Itinera and Deloitte present results Attractiveness Barometer Flemish towns and municipalitiesDOWNLOAD
Diegem, 3rd October 2012 - Deloitte Belgium and the Itinera Institute, an independent thinktank specialising in sustainable economic growth and social welfare, today presented the results of their Attractiveness Barometer for towns and municipalities in Flanders.
Using clearly defined criteria, the various Flemish towns and municipalities were compared with one another, creating an overview of the most attractive locations in Flanders. The Attractiveness Barometer enables towns and local authorities to assess themselves based on their policies and strategic priorities. The aim is to boost the process of making local councils more professional in the way they operate by providing a “GPS for good local administration”.
Local government authorities are increasingly attaching greater importance to the way in which they present themselves to their inhabitants, businesses, institutions, etc. This is because it is in the municipality’s interest to attract potential new residents, companies, students and tourists to the local area. The ultimate decision taken by an individual and/or business to come and live or set up in the area, is a question of local ‘attractiveness’. Wim Vergeylen, who is responsible for the Public Sector at Deloitte explains: “Not only is the business side of the story important here,” he says, “but local authorities are of course also focusing more on the overall quality of living in their community. This means that the perception and general satisfaction of their residents is important, which also tends to colour local election campaigns.”
In particular, there is a need for accurate, dependable, good-quality management information that enables local councils and all ‘higher’ levels of government to take the most appropriate policy decisions. Ivan Van de Cloot, Head Economist at the Itinera Institute, adds: “The Attractiveness Barometer for all towns and municipalities in Flanders provides precisely the information that the local authorities need to plot their strategic course – just like using a GPS, in fact. Our aim is to make a constructive contribution towards how public services are rolled out in Belgium from a long-term perspective.”

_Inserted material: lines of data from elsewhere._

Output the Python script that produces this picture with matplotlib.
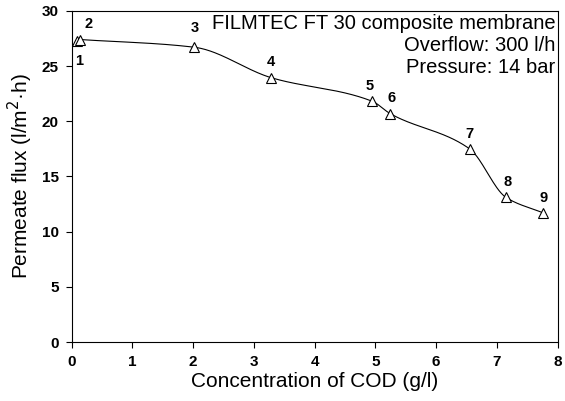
import numpy as np
import matplotlib.pyplot as plt

plt.rcParams['font.family'] = ['Liberation Sans', 'DejaVu Sans']

# measured points (concentration of COD g/l, permeate flux l/m2h)
cod = [0.08, 0.14, 2.02, 3.28, 4.95, 5.24, 6.55, 7.15, 7.76]
flux = [27.3, 27.4, 26.7, 23.95, 21.8, 20.7, 17.5, 13.1, 11.7]
labels = ['1', '2', '3', '4', '5', '6', '7', '8', '9']
info = ['FILMTEC FT 30 composite membrane', 'Overflow: 300 l/h', 'Pressure: 14 bar']


def pchip(x, y, xs):
    # monotone cubic hermite (Fritsch-Carlson)
    x = np.asarray(x, float); y = np.asarray(y, float)
    h = np.diff(x)
    d = np.diff(y) / h
    m = np.zeros_like(y)
    m[0], m[-1] = d[0], d[-1]
    for i in range(1, len(x) - 1):
        if d[i - 1] * d[i] > 0:
            w1 = 2 * h[i] + h[i - 1]
            w2 = h[i] + 2 * h[i - 1]
            m[i] = (w1 + w2) / (w1 / d[i - 1] + w2 / d[i])
    out = np.empty_like(xs)
    for k, t in enumerate(xs):
        i = min(max(np.searchsorted(x, t) - 1, 0), len(x) - 2)
        s = (t - x[i]) / h[i]
        h00 = 2 * s**3 - 3 * s**2 + 1
        h10 = s**3 - 2 * s**2 + s
        h01 = -2 * s**3 + 3 * s**2
        h11 = s**3 - s**2
        out[k] = h00 * y[i] + h10 * h[i] * m[i] + h01 * y[i + 1] + h11 * h[i] * m[i + 1]
    return out


fig = plt.figure(figsize=(5.65, 4.01), dpi=100)
ax = fig.add_axes([0.127, 0.147, 0.860, 0.826])

# smooth curve, point 1 sits on top of point 2
xs = np.linspace(cod[1], cod[-1], 400)
ax.plot(xs, pchip(cod[1:], flux[1:], xs), color='black', lw=0.8)
ax.plot(cod[:2], flux[:2], color='black', lw=0.8)
ax.plot(cod, flux, ls='none', marker='^', ms=7, mfc='white', mec='black', mew=0.8)

# point number offsets (points)
offs = [(2, -20), (6, 6), (0, 9), (0, 6), (-2, 6), (1, 6), (0, 6), (1, 6), (0, 6)]
for x, y, t, o in zip(cod, flux, labels, offs):
    ax.annotate(t, (x, y), xytext=o, textcoords='offset points', ha='center',
                va='bottom', fontsize=10.5, fontweight='bold')

for i, line in enumerate(info):
    ax.text(0.995, 0.962 - i * 0.0665, line, transform=ax.transAxes,
            ha='right', va='center', fontsize=14.5)

ax.set_xlim(0, 8)
ax.set_ylim(0, 30)
ax.set_xticks(range(0, 9))
ax.set_yticks(range(0, 31, 5))
ax.tick_params(direction='out', length=4.5, width=0.8, labelsize=11, pad=5)
for lab in ax.get_xticklabels() + ax.get_yticklabels():
    lab.set_fontweight('bold')
ax.set_xlabel('Concentration of COD (g/l)', fontsize=15, labelpad=2)
ax.set_ylabel('Permeate flux (l/m$^2$·h)', fontsize=15, labelpad=5)
for s in ax.spines.values():
    s.set_linewidth(0.8)

plt.savefig('out.png', dpi=100)
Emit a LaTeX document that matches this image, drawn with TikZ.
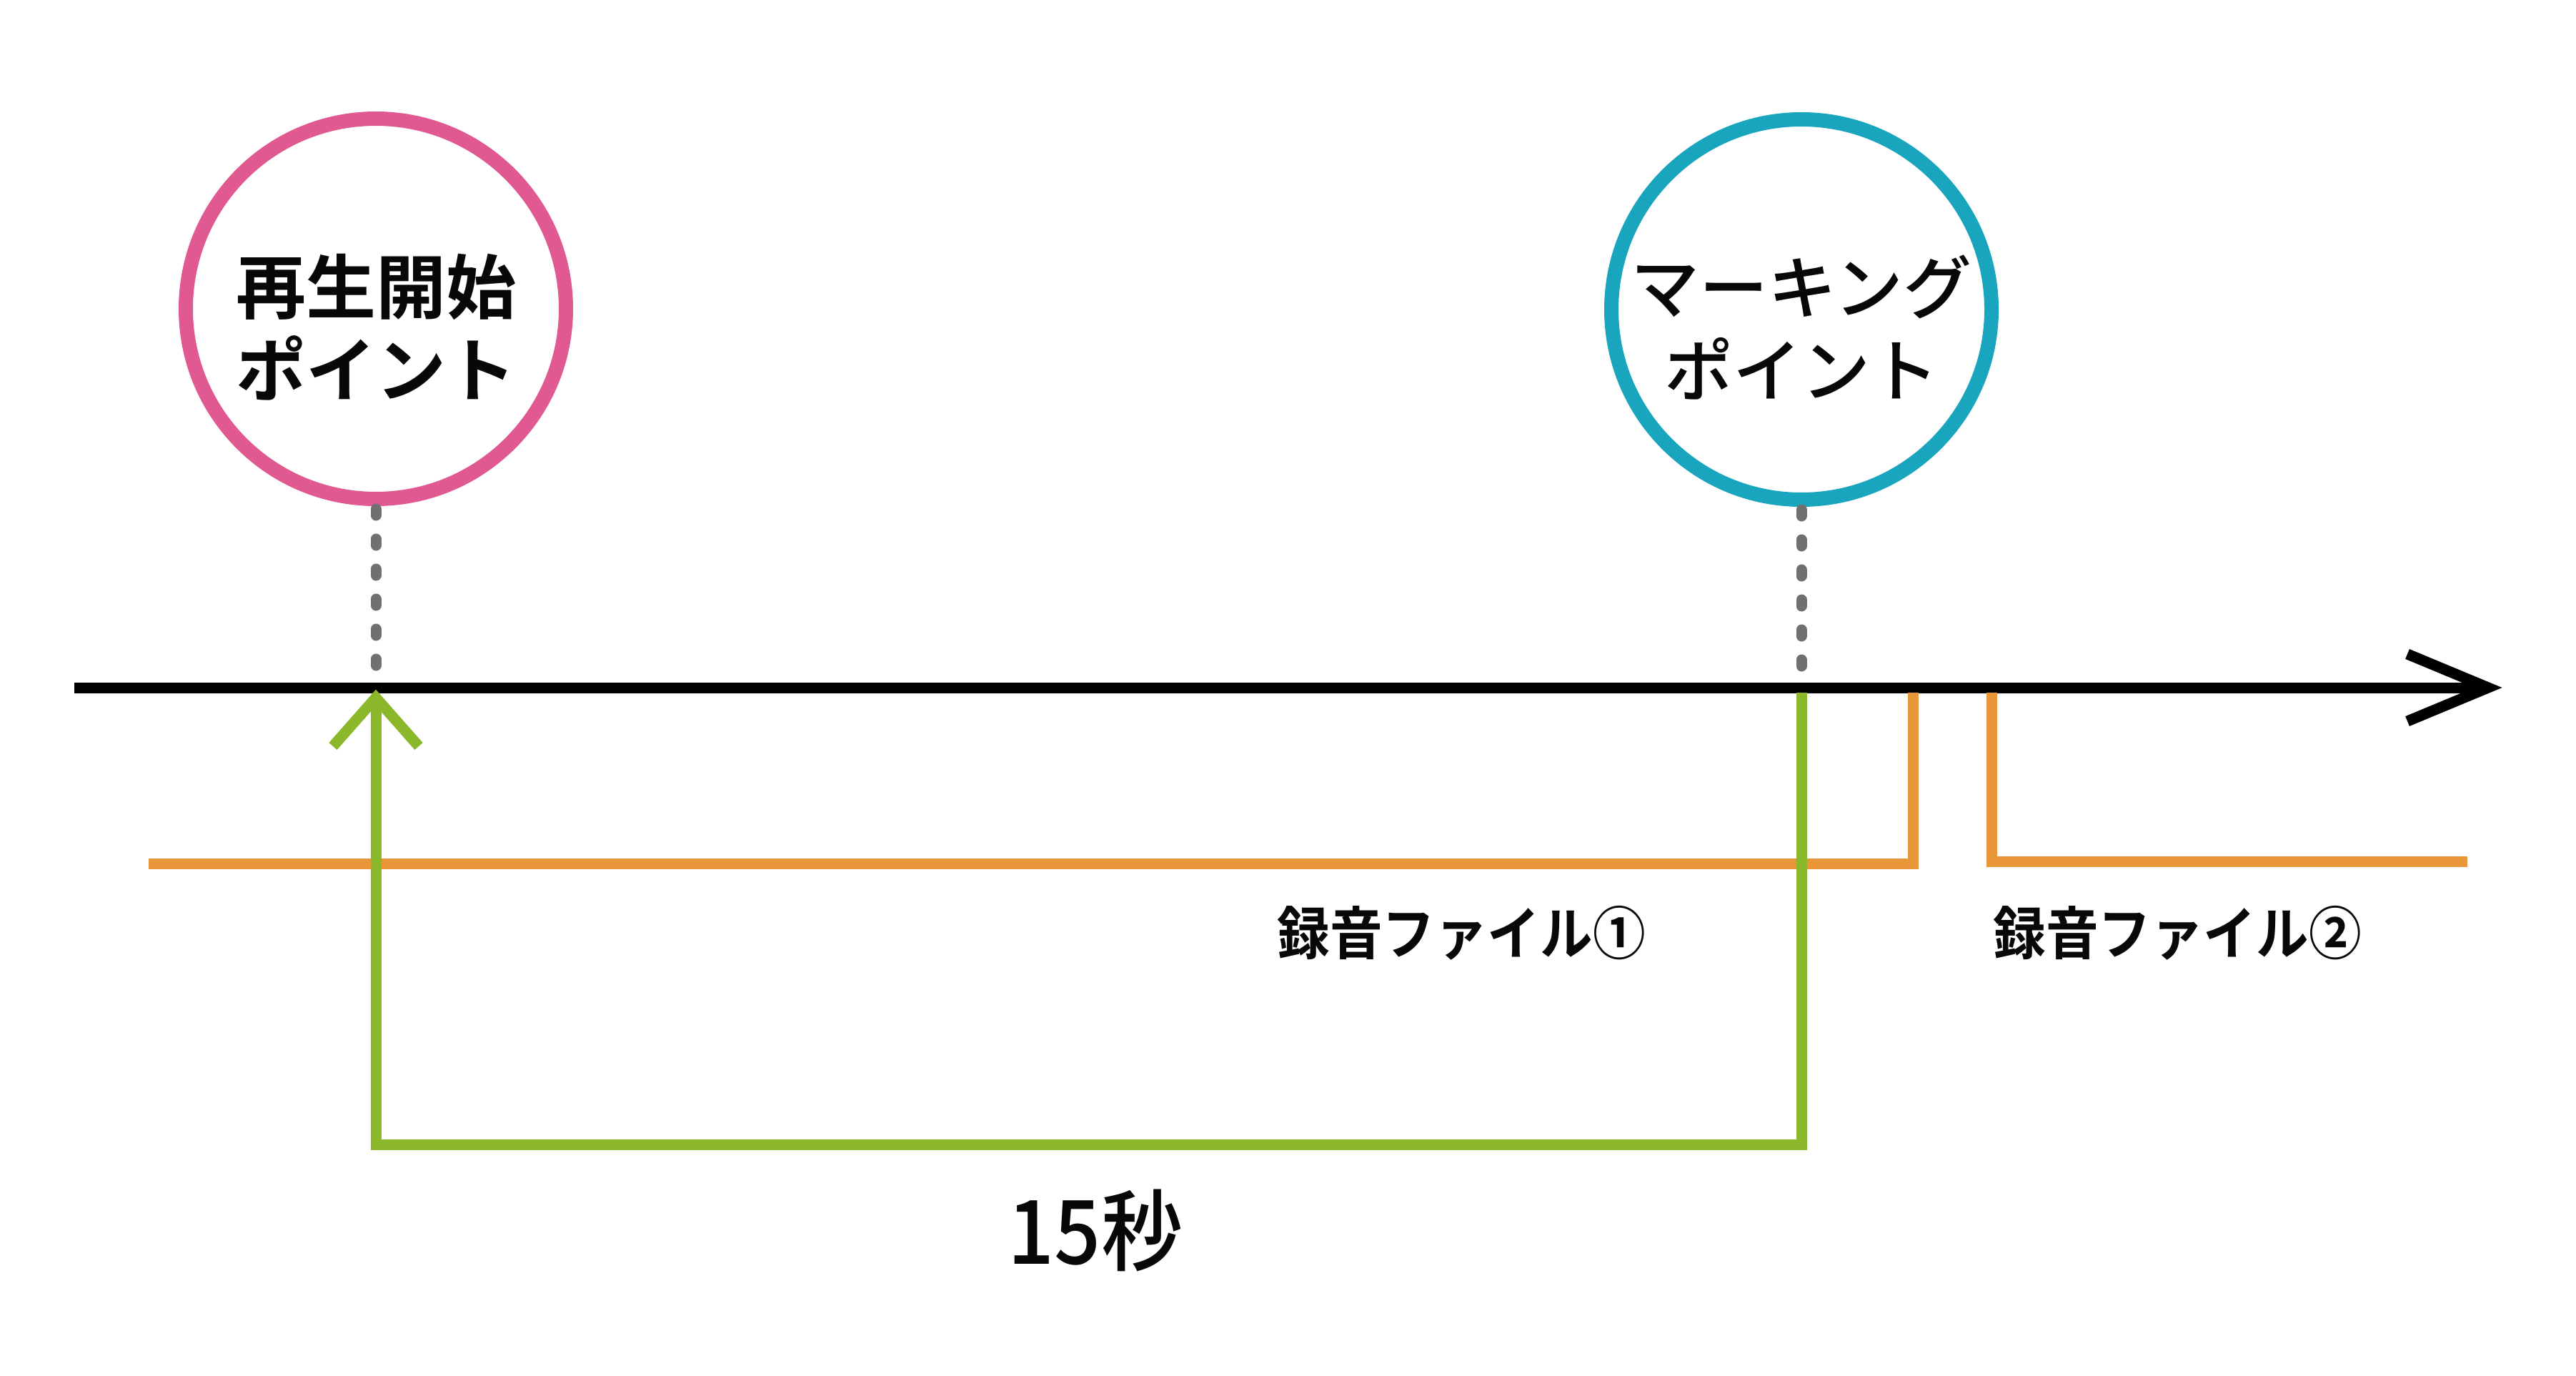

The Attractiveness Barometer devised by Itinera and Deloitte provides a progressive way of measuring the attractiveness of all Belgian municipalities. Itinera and Deloitte are asking for a more diverse range of data to be made public, such as the results of satisfaction surveys about the quality of what is on offer. There is also a need for a way to monitor all 308 towns and local authorities in Flanders. As part of the region’s new Policy and Management Cycle (BBC), having a way of monitoring all 308 Flemish town and local councils provides a useful source of information for assessing the policies they implement, both in terms of time and in comparison with other, similar, authorities.
Methodology: one overall barometer for each municipality
In this study, attractiveness is used as the criterion for ranking local authorities.
One innovative feature is the combination of publicly available data to create an overall ‘barometer’ for each individual local area, based on the international Smart Cities concept. This concept enables us to compare municipalities based on a range of indicators, focusing specifically on 6 different topics that are important for the people who live and work in a local municipality, i.e. Strength of Administration, Mobility, Environment and Natural Development, Economic Development, Quality of Living and Development of Knowledge. These are also themes that crop up during local elections.
An important factor is only to compare those municipalities that have the same typology. Each one is categorised into a cluster of comparable boroughs, based on the segmentation of Belgian towns and municipalities according to Belfius Bank.
The way the municipalities are then ranked in each of the clusters is the result of the dominance analysis developed by Itinera.
Other comparative studies, in which local municipalities are ranked based on a range of economic, social and geographical characteristics, are often used to identify the top and bottom ‘pupils’ in the class. “This is not the intention of our study,” says Vergeylen. “Our aim is to gauge the extent to which local authorities succeed in offering attractive services in an efficient way: by managing their financial and human resources effectively.”
Overview of the most attractive municipalities within their cluster
In the cluster for large regional cities, Leuven came out as the most attractive.
Roeselare headed the cluster for regional cities. Among mid-sized cities, Herentals was ranked best
Nieuwpoort scored highest as tourist (coastal) borough.
In the group for municipalities where there is a concentration of business activity, Dentergem (rural and agricultural boroughs with industrial activity), Waregem (towns and built-up boroughs with industrial activity) and Beerse (urbanised country boroughs with industrial activity and demographic growth) occupied the top positions on the Attractiveness Barometer.
Wevelgem was ranked highest in the cluster for highly urbanised boroughs with low income. In the cluster for boroughs with little urbanisation and in demographic decline, Rumst emerged in first place.
Among the residential municipalities Zandhoven (residential boroughs in rural areas), Lint (residential boroughs on the outskirts of town), Aartselaar (built-up boroughs with tertiary activity) and Hove (residential outlying boroughs with high income) came out as the strongest contenders.
Finally, Ruiselede (very rural boroughs with high levels of ageing), Glabbeek (small farming boroughs) and Wuustwezel (rural or urbanised country boroughs with strong demographic growth) were the most attractive rural municipalities.